▶ **Given material**

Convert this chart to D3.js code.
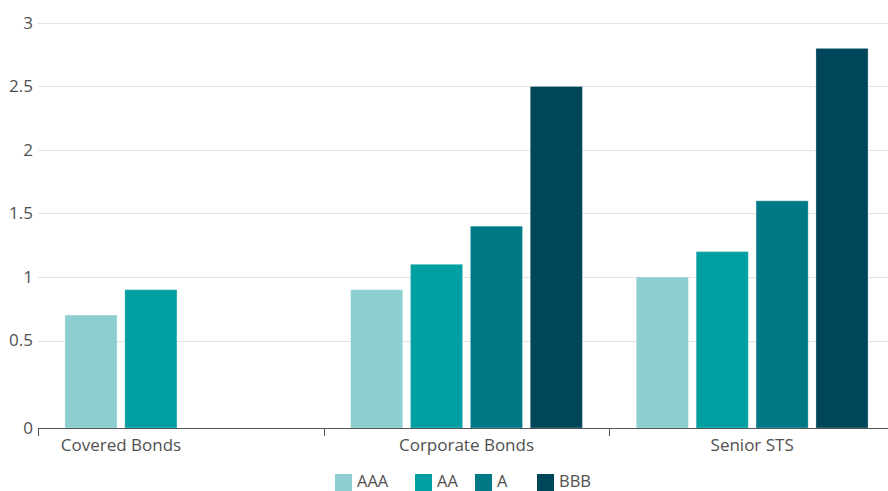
<!DOCTYPE html>
<html>
<head>
<meta charset="utf-8">
<script src="https://cdn.jsdelivr.net/npm/d3@7"></script>
<style>
  body { margin: 0; background: #fff; }
  text { font-family: "Open Sans", "Noto Sans", sans-serif; fill: #505050; }
</style>
</head>
<body>
<div id="chart"></div>
<script>
// categories and ratings
const categories = ["Covered Bonds", "Corporate Bonds", "Senior STS"];
const ratings = ["AAA", "AA", "A", "BBB"];
// values per category, in rating order (null = not present)
const aaa = [0.7, 0.9, 1.0];
const aa = [0.9, 1.1, 1.2];
const a = [null, 1.4, 1.6];
const bbb = [null, 2.5, 2.8];
const yTicks = [0, 0.5, 1, 1.5, 2, 2.5, 3];

const colors = ["#8dcfd0", "#009fa1", "#007986", "#00465a"];
const series = [aaa, aa, a, bbb];

const width = 888, height = 491;
const margin = { left: 38, right: -7, top: 23, bottom: 63 };
const baseline = height - margin.bottom; // 428

const svg = d3.select("#chart").append("svg")
    .attr("width", width)
    .attr("height", height);

const x0 = d3.scaleBand()
    .domain(categories)
    .range([margin.left, width - margin.right])
    .paddingInner(0);

const x1 = d3.scaleBand()
    .domain(ratings)
    .range([0, x0.bandwidth()])
    .paddingInner(0.13)
    .paddingOuter(0.45);

// zero sits lower than the regular tick spacing in the reference
const y = d3.scaleLinear()
    .domain([0, 0.5, 3])
    .range([baseline, 340.5, margin.top]);

// gridlines
svg.append("g")
    .selectAll("line")
    .data(yTicks.filter(d => d > 0))
    .enter().append("line")
    .attr("x1", margin.left)
    .attr("x2", width)
    .attr("y1", d => Math.round(y(d)) + 0.5)
    .attr("y2", d => Math.round(y(d)) + 0.5)
    .attr("stroke", "#e2e2e2")
    .attr("stroke-width", 1);

// y labels
svg.append("g")
    .selectAll("text")
    .data(yTicks)
    .enter().append("text")
    .attr("x", margin.left - 5)
    .attr("y", d => y(d))
    .attr("dy", "0.35em")
    .attr("text-anchor", "end")
    .attr("font-size", "17px")
    .text(d => d);

// bars
const rows = [];
categories.forEach((c, i) => {
    ratings.forEach((r, j) => {
        if (series[j][i] != null) rows.push({ cat: c, rating: r, value: series[j][i], color: colors[j] });
    });
});

svg.append("g")
    .selectAll("rect")
    .data(rows)
    .enter().append("rect")
    .attr("x", d => x0(d.cat) + x1(d.rating))
    .attr("y", d => y(d.value))
    .attr("width", x1.bandwidth())
    .attr("height", d => baseline - y(d.value))
    .attr("fill", d => d.color)
    .attr("stroke", "#fff")
    .attr("stroke-opacity", 0.25)
    .attr("stroke-width", 1);

// x axis line and ticks
svg.append("line")
    .attr("x1", margin.left)
    .attr("x2", width)
    .attr("y1", baseline + 0.5)
    .attr("y2", baseline + 0.5)
    .attr("stroke", "#555")
    .attr("stroke-width", 1);

svg.append("g")
    .selectAll("line")
    .data(categories)
    .enter().append("line")
    .attr("x1", d => Math.round(x0(d)) + 0.5)
    .attr("x2", d => Math.round(x0(d)) + 0.5)
    .attr("y1", baseline)
    .attr("y2", baseline + 8)
    .attr("stroke", "#555");

// category labels centred on the bars present in each group
svg.append("g")
    .selectAll("text")
    .data(categories)
    .enter().append("text")
    .attr("x", (d, i) => {
        const present = ratings.filter((r, j) => series[j][i] != null);
        const left = x0(d) + x1(present[0]);
        const right = x0(d) + x1(present[present.length - 1]) + x1.bandwidth();
        return (left + right) / 2;
    })
    .attr("y", baseline + 17)
    .attr("dy", "0.35em")
    .attr("text-anchor", "middle")
    .attr("font-size", "17px")
    .text(d => d);

// legend
const legendX = [335, 415, 475, 537];
const legend = svg.append("g")
    .selectAll("g")
    .data(ratings)
    .enter().append("g")
    .attr("transform", (d, i) => `translate(${legendX[i]},${474})`);

legend.append("rect")
    .attr("width", 17)
    .attr("height", 17)
    .attr("fill", (d, i) => colors[i]);

legend.append("text")
    .attr("x", 22)
    .attr("y", 8)
    .attr("dy", "0.3em")
    .attr("font-size", "16.5px")
    .text(d => d);
</script>
</body>
</html>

▶ **Work required**
Which lines in the listing above hold the word "chart"? Show each of them.

▶ **Solution to this exercise**
Convert this chart to D3.js code.
<div id="chart"></div>
const svg = d3.select("#chart").append("svg")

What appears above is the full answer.